USG

MPatel's picture
   

USG - Buyout Opportunity??

Many members within this community show that they own USG stock.  From my own research, I have found that USG is owned by many value investment firms/funds and also by that one guy with the last name Buffett.  I am a huge advocate of insider buying.

Well for the people who were interested in purchasing or have already purchased USG, then the most recent news in insider activity would be very beneficial to your investment decision. 

A company by the name of
GEBR. KNAUF VERWALTUNGSGESELLSCHAFT KG .

has been purchasing shares of USG around $36.  They now own approximately 11% of the company.  After further research, this group is a global supplier of building materials.  Visit www.knauf.com for more information.  Maybe they saw tremendous value in USG just like the rest of the value investing world.

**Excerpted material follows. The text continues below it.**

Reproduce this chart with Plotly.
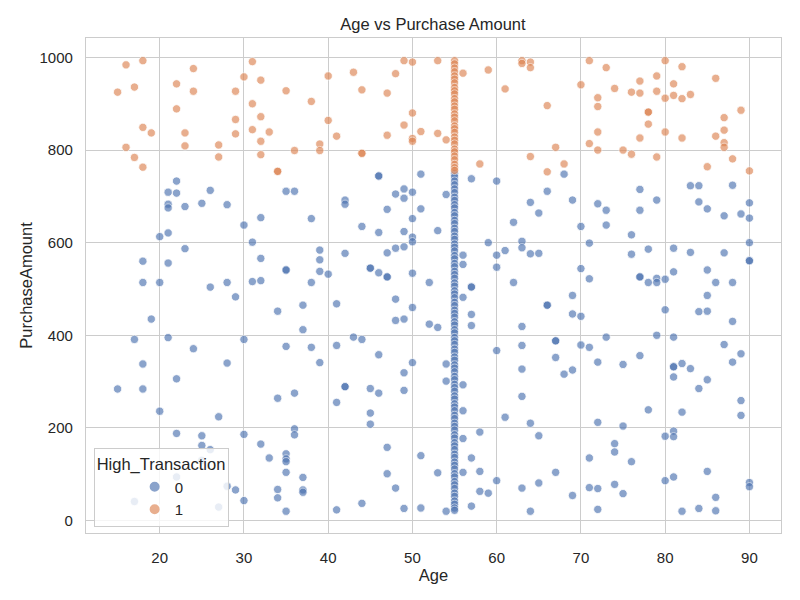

OR maybe they want to buy out the company outright?!?!  We shall wait and see what transpires...

F.K. Soft's picture
   

USG

I’ve added USG to my stokblogs account.  I’d like to take a moment to go over my reasoning for this investment.  USG is on the hook for personal injury liabilities for a former subsidiary which produced asbestos.  Last year, these liabilities were quantified within specific limits and a plan regarding their resolution was formed.  In the plan, USG transfers 3.95 billion dollars and all future asbestos personal injury liability claims to a trust.  The trust is funded as follows:
-    The Reorganized Debtors paid $890 million to the Trust and issued to the Trust an interest-bearing note in the amount of $10 million, payable no later than December 31, 2006; and
-    The Reorganized Debtors also issued to the Trust a contingent payment note in the aggregate principal amount of $3.05 billion, which will be payable to the Trust depending upon whether the Fairness in Asbestos Injury Resolution Act of 2005 or substantially similar legislation creating a national trust or similar fund (collectively, the "FAIR Act") is enacted by the 10th day (excluding Sundays) after final adjournment of the current term of Congress (the "Trigger Date"), as described more fully below.  (They estimate this date to be no later than sometime in December 2006)
 

The Debtors propose to fund their obligations under the Plan through (i) cash and marketable securities accumulated since the Petition Date which were used to fund the $890 million payment to the Trust as well as other creditor payments made prior to June 30, 2006, (ii) the Rights Offering, (iii) anticipated tax refunds and (iv) new debt financing.
 

The rights offering they refer to is an offering they had this year where they gave all their shareholders the right to purchase another share of the company for $40.  This raised 1.725 billion.  They have 587 million in cash and 69 million in marketable securities.  Totalled up: 2.381 billion.  I’m going to ignore the tax refunds, although they should be substantial, because I don’t know exactly how much of them will be realized.  I’m also ignoring the cash flow of business operations.  The difference between the 3.05 billion they need to raise and the 2.381 billion they have available is 669 million.  They have a 2.8 billion dollar credit agreement with a syndicate of banks.  Most of the credit holds an interest rate of somewhere around less than one percent above LIBOR.  Let’s assume an unnecessarily large interest rate of 10 percent and assume they hold the 669 million they need for two years. They paid 37 million in interest last quarter.  In the next two years, interest payments liberally calculated would be about 281.8 million.  Operating profit this past quarter was 318 million.  This company does not have a solvency problem.
 

So, then the company can be evaluated as a going concern.  The company is a business in what I think is a commodity industry.  It returns net income after tax which is 19% on net tangible assets minus cash. It has a dominant position in North America in dry wall and panel ceilings, which in a commodity business is one of the only ways you can have any kind of an economic advantage.
 

176 million net income in most recent quarter = 706 million/year
Assume 20% drop in net income as result of cooling housing market: 564.8 million/year
Subtract the expected interest payments as calculated above: 497.9 million/year

Assume the company will be spending the next two years putting all it’s cash flow towards recovery.  Assume the company will only be in business for another 15 years after that with cash flow increasing at a moderate rate of 5%.  Also assume discount rate is 6.5% (increased government rate).
 

DCF calculation gives value of 6.2 billion.  Market cap is around 89,849,000 shares outstanding X approx $47/share = 4.2 billion.  32% discount to intrinsic value on extremely conservative basis.  There’s a lot of potential gravy to be had here if this near-worst case scenario doesn’t come to pass.  Otherwise, you’re buying what appears to be a great business at a good price.